Minn. Lawmakers to Introduce Medical Marijuana Bill Thursday
A bill legalizing medical marijuana is back in Minnesota. On Thursday, a group of lawmakers from both parities will introduce legislation that would allow Minnesotans to use medical marijuana if their doctors recommend it.
If passed, pot would only be available for patients with certain conditions like cancer, glaucoma, HIV/AIDS or multiple sclerosis. The Department of Health would issue special ID cards and regulate the number of dispensaries.
"It will be the most restrictive bill in the United states for medical marijuana. It's going to be more restrictive than any other bill in any other state," said Rep. Tom Hackbarth, R-Cedar, who is one of the bill's authors.
When Kathy Rippentrop's mother Jane was diagnosed with colon cancer, she was given one year to live. She survived four and a half years.
"It was very hard to see somebody that fun-loving that sick. We're a fun family, we wanted to bring the fun back," Rippentrop said.
Rippentrop says those final years were made better because her mom smoked marijuana to help her symptoms.
"It brought her back to normal, it made her feel good, it made her laugh. It made her be able to spend her last years going out to eat with all of us kids, going shopping with us," Rippentrop said.
The Minnesota bill would allow patients to grow marijuana if they live more than 15 miles from a dispensary.

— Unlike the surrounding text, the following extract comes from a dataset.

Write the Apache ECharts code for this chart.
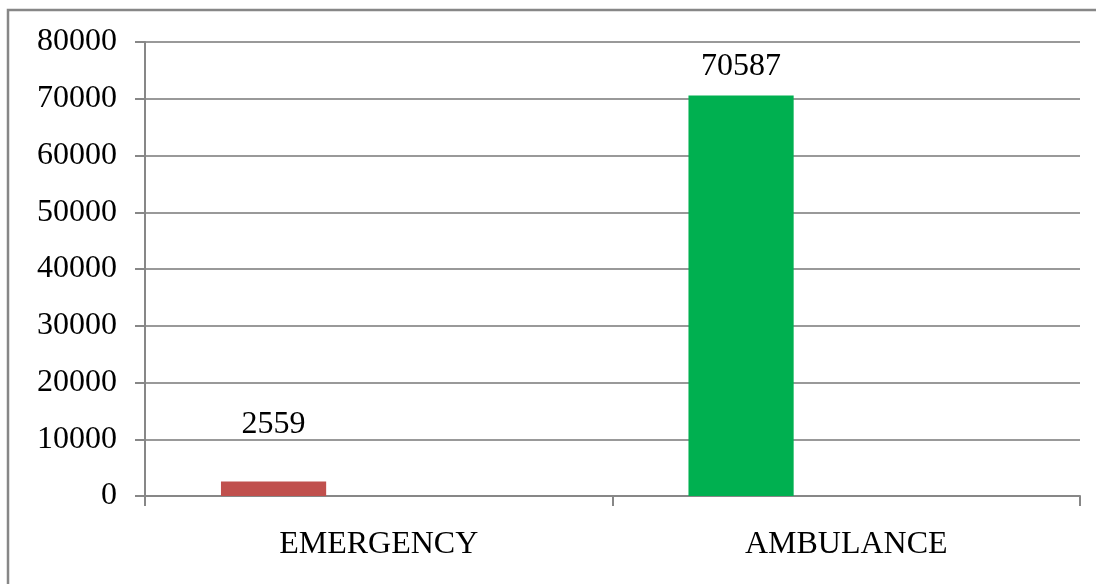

Law enforcement groups like the Minnesota Chiefs of Police Association oppose legalizing pot for any reason. In 2009, they said the bill would, "negatively impact law enforcement's ability to efficiently and effectively investigate the unlawful cultivation, distribution, and possession of marijuana."
It is unlikely the bill will move forward during this legislative session. Supporters are hoping it will gain momentum over the summer when they can work out any differences.
Governor Mark Dayton has said he would resist such a law without law enforcement support.